Camille Keaton in Solange

Even the abortion, the entire crux of the film, is twisted by this viewpoint. We are given two conflicting representations of the abortion. The first, a pseudo-flashback narrated by one of the girls, presents the group taking Solange to the abortionist. She tells us that they were "able to persuade her" into getting the abortion. The second comes at the films finale where we are told that the girls "put the girl through an abortion against her own will". These two reports obviously don't match up - for those of you with access to the DVD, watch the scene again (it occurs at 1:35:30) and pay attention to Solange's only line of dialogue in the entire scene - and it becomes obvious that Barth's interpretation is somewhat misguided.

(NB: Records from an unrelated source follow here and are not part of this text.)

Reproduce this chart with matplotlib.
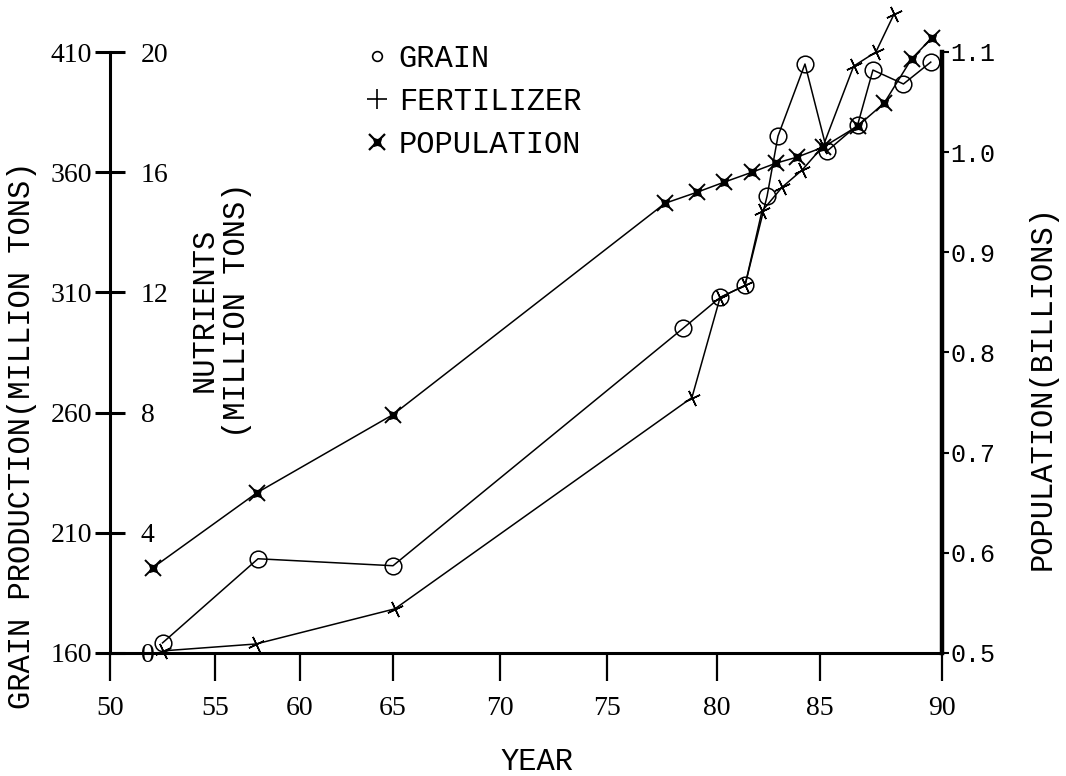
import numpy as np
import matplotlib
matplotlib.use('Agg')
import matplotlib.pyplot as plt
from matplotlib.lines import Line2D
from matplotlib.legend_handler import HandlerTuple

# values (years are 19xx)
grain_years = [52.5, 57.53, 65.0, 78.45, 80.15, 81.36, 82.43, 82.96, 84.27, 85.29, 86.54, 87.17, 88.42, 89.54]
grain = [164.2, 199.2, 196.3, 295.0, 307.9, 312.9, 350.0, 375.0, 405.0, 368.8, 379.6, 402.5, 396.7, 405.8]

fert_years = [52.5, 57.41, 65.09, 78.86, 80.15, 81.36, 82.18, 83.16, 84.13, 85.13, 86.38, 87.29, 88.04]
fert = [0.07, 0.3, 1.47, 8.5, 11.83, 12.23, 14.7, 15.5, 16.07, 16.87, 19.53, 20.0, 21.27]

pop_years = [52.03, 57.47, 65.0, 77.64, 79.09, 80.34, 81.70, 82.86, 83.88, 85.13, 86.54, 87.63, 88.75, 89.58]
pop = [0.585, 0.66, 0.738, 0.949, 0.96, 0.97, 0.98, 0.989, 0.995, 1.005, 1.026, 1.049, 1.093, 1.114]

year_ticks = [50, 55, 60, 65, 70, 75, 80, 85, 90]
# the year axis was drawn by hand, the gaps between ticks are not equal
year_tick_spacing = [0, 105, 85, 93, 107, 107, 110, 103, 122]
grain_ticks = [160, 210, 260, 310, 360, 410]
nutrient_ticks = [0, 4, 8, 12, 16, 20]
pop_ticks = [0.5, 0.6, 0.7, 0.8, 0.9, 1.0, 1.1]
pop_labels = ['0.5', '0.6', '0.7', '0.8', '0.9', '1.0', '1.1']

SERIF = 'Liberation Serif'
MONO = 'Liberation Mono'

tick_pos = np.cumsum(year_tick_spacing).astype(float)


def fwd(x):
    return np.interp(x, year_ticks, tick_pos)


def inv(p):
    return np.interp(p, tick_pos, year_ticks)


W, H = 1066, 776
fig = plt.figure(figsize=(W / 100, H / 100), dpi=100)
ax = fig.add_axes([110 / W, 1 - 653 / H, (942 - 110) / W, (653 - 52) / H])
ax.set_xscale('function', functions=(fwd, inv))
ax.set_xlim(50, 90)
ax.set_ylim(160, 410)

ax2 = ax.twinx()
ax2.set_ylim(0.5, 1.1)
ax3 = ax.twinx()
ax3.set_ylim(0, 20)

lw = 1.1
ax.plot(grain_years, grain, color='k', lw=lw, marker='o', ms=12, mfc='none',
        mec='k', mew=1.1, clip_on=False, zorder=3)
ax3.plot(fert_years, fert, color='k', lw=lw, marker=(4, 2, 25), ms=12,
         mew=1.1, clip_on=False, zorder=3)
ax2.plot(pop_years, pop, color='k', lw=lw, marker='x', ms=12, mew=1.4,
         clip_on=False, zorder=3)
ax2.plot(pop_years, pop, ls='none', marker=(4, 1, 45), ms=8, color='k',
         clip_on=False, zorder=4)

# spines
for a in (ax, ax2, ax3):
    a.spines['top'].set_visible(False)
ax.spines['right'].set_visible(False)
ax.spines['left'].set_linewidth(2.2)
ax.spines['bottom'].set_linewidth(2.2)
ax2.spines['left'].set_visible(False)
ax2.spines['bottom'].set_visible(False)
ax2.spines['right'].set_linewidth(3.2)
for s in ax3.spines.values():
    s.set_visible(False)

# x axis
ax.set_xticks(year_ticks)
ax.set_xticklabels([str(y) for y in year_ticks], fontfamily=SERIF, fontsize=20)
ax.tick_params(axis='x', direction='out', length=20, width=1.6, pad=11)
ax.xaxis.set_minor_locator(matplotlib.ticker.NullLocator())

# left grain axis
ax.set_yticks(grain_ticks)
ax.set_yticklabels([str(v) for v in grain_ticks], fontfamily=SERIF, fontsize=20)
ax.tick_params(axis='y', direction='inout', length=22, width=2.2, pad=2)

# nutrient labels inside the left axis
ax3.yaxis.tick_left()
ax3.set_yticks(nutrient_ticks)
ax3.set_yticklabels([str(v) for v in nutrient_ticks], fontfamily=SERIF, fontsize=20)
ax3.tick_params(axis='y', length=0, pad=-22)
for t in ax3.get_yticklabels():
    t.set_horizontalalignment('left')

# right population axis
ax2.set_yticks(pop_ticks)
ax2.set_yticklabels(pop_labels, fontfamily=MONO, fontsize=18)
ax2.tick_params(axis='y', direction='out', length=5, width=1.5, pad=1)

# axis titles
fig.text(22 / W, 1 - 435 / H, 'GRAIN PRODUCTION(MILLION TONS)', rotation=90,
         ha='center', va='center', fontfamily=MONO, fontsize=22)
fig.text(1043 / W, 1 - 388 / H, 'POPULATION(BILLIONS)', rotation=90,
         ha='center', va='center', fontfamily=MONO, fontsize=22)
fig.text(221 / W, 1 - 310 / H, 'NUTRIENTS\n(MILLION TONS)', rotation=90,
         ha='center', va='center', multialignment='center',
         fontfamily=MONO, fontsize=22, linespacing=1.1)
fig.text(537 / W, 1 - 762 / H, 'YEAR', ha='center', va='center',
         fontfamily=MONO, fontsize=22)

# legend
h_grain = Line2D([], [], ls='none', marker='o', ms=7, mfc='none', mec='k', mew=1.2)
h_fert = Line2D([], [], ls='none', marker='+', ms=15, mec='k', mew=1.2)
h_pop = (Line2D([], [], ls='none', marker='x', ms=12, mec='k', mew=1.6),
         Line2D([], [], ls='none', marker=(4, 1, 45), ms=8, color='k'))
ax.legend([h_grain, h_fert, h_pop], ['GRAIN', 'FERTILIZER', 'POPULATION'],
          handler_map={tuple: HandlerTuple(ndivide=1)},
          loc='upper left', bbox_to_anchor=(362 / W, 1 - 44 / H),
          bbox_transform=fig.transFigure, frameon=False,
          prop={'family': MONO, 'size': 22}, handlelength=1.0,
          handletextpad=0.2, labelspacing=0.42, borderpad=0, borderaxespad=0)

fig.savefig('out.png', dpi=100, facecolor='white')
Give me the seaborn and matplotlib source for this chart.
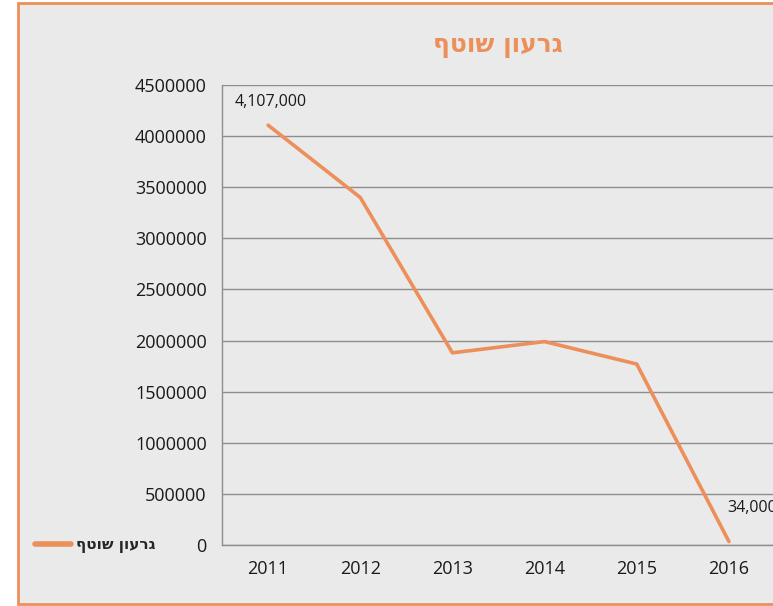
import matplotlib
matplotlib.use("Agg")
import matplotlib.pyplot as plt
import seaborn as sns
import pandas as pd
from matplotlib.patches import Rectangle
from matplotlib.lines import Line2D

years = ["2011", "2012", "2013", "2014", "2015", "2016"]
values = [4107000, 3400000, 1880000, 1990000, 1770000, 34000]
series_name = "גרעון שוטף"
title = "גרעון שוטף"
yticks = [0, 500000, 1000000, 1500000, 2000000, 2500000, 3000000, 3500000, 4000000, 4500000]

def rtl(s):
    return s[::-1]

sns.set_theme(style="white")
plt.rcParams['font.family'] = ['Open Sans', 'Noto Sans', 'DejaVu Sans']

orange = "#EC8F5B"
bg = "#EAEAEA"
grid = "#8E8E8E"

df = pd.DataFrame({"year": years, "value": values})

fig = plt.figure(figsize=(7.73, 6.06), dpi=100)
fig.patch.set_facecolor("white")
# chart area background + border
fig.patches.append(Rectangle((18/773, 2/606), 1.0, 601/606, transform=fig.transFigure,
                             facecolor=bg, edgecolor=orange, linewidth=2, zorder=-10))

ax = fig.add_axes([222/773, 61/606, 553/773, 460/606])
ax.set_facecolor(bg)
sns.lineplot(data=df, x="year", y="value", ax=ax, color=orange, linewidth=2.6, sort=False)

ax.set_xlim(-0.5, 5.5)
ax.set_ylim(0, 4500000)
ax.set_yticks(yticks)
ax.set_yticklabels([str(v) for v in yticks], fontsize=13, color="#1a1a1a")
ax.set_xticks(range(len(years)))
ax.set_xticklabels(years, fontsize=13, color="#1a1a1a")
ax.set_xlabel("")
ax.set_ylabel("")
ax.yaxis.grid(True, color=grid, linewidth=1)
ax.set_axisbelow(True)
ax.tick_params(axis="y", length=7, width=1, color=grid, pad=4)
ax.tick_params(axis="x", length=0, pad=11)
for s in ["top", "right"]:
    ax.spines[s].set_visible(False)
for s in ["left", "bottom"]:
    ax.spines[s].set_color(grid)
    ax.spines[s].set_linewidth(1)

# data labels
ax.annotate(f"{values[0]:,}", xy=(0, values[0]), xytext=(-24, 17), textcoords="offset points",
            fontsize=11.5, color="#1a1a1a", ha="left", va="center")
ax.annotate(f"{values[-1]:,}", xy=(5, values[-1]), xytext=(-1, 24), textcoords="offset points",
            fontsize=11.5, color="#1a1a1a", ha="left", va="center")

fig.text(498/773, 1 - 46/606, rtl(title), fontsize=18, fontweight="bold", color=orange,
         ha="center", va="center", family=['DejaVu Sans'])

handle = Line2D([], [], color=orange, linewidth=4, solid_capstyle="round")
leg = fig.legend([handle], [rtl(series_name)], loc="center left",
                 bbox_to_anchor=(21/773, 1 - 545/606), frameon=False,
                 handlelength=2.4, handletextpad=0.3,
                 prop={"weight": "bold", "size": 11, "family": ['DejaVu Sans']})

fig.savefig("out.png", dpi=100, facecolor=fig.get_facecolor())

Whatever the outcome, the choice always belonged to Solange and Barth's declaration that they "put her through an abortion against her own will" seems to be nothing more than his own reading of the facts, a demonstration that he is incapable of reconciling his belief that women should be virtuous - "bloody well should" put up a statue for a girl being a virgin - and only virtuous. It's impossible for him to imagine someone enjoying the act of sex and willingly taking responsibility for their actions when things go wrong. Everyone in the film shares the same line of thinking, including the killer who seeks revenge not so much for his daughter's mental illness but for his daughter's spoiled innocence.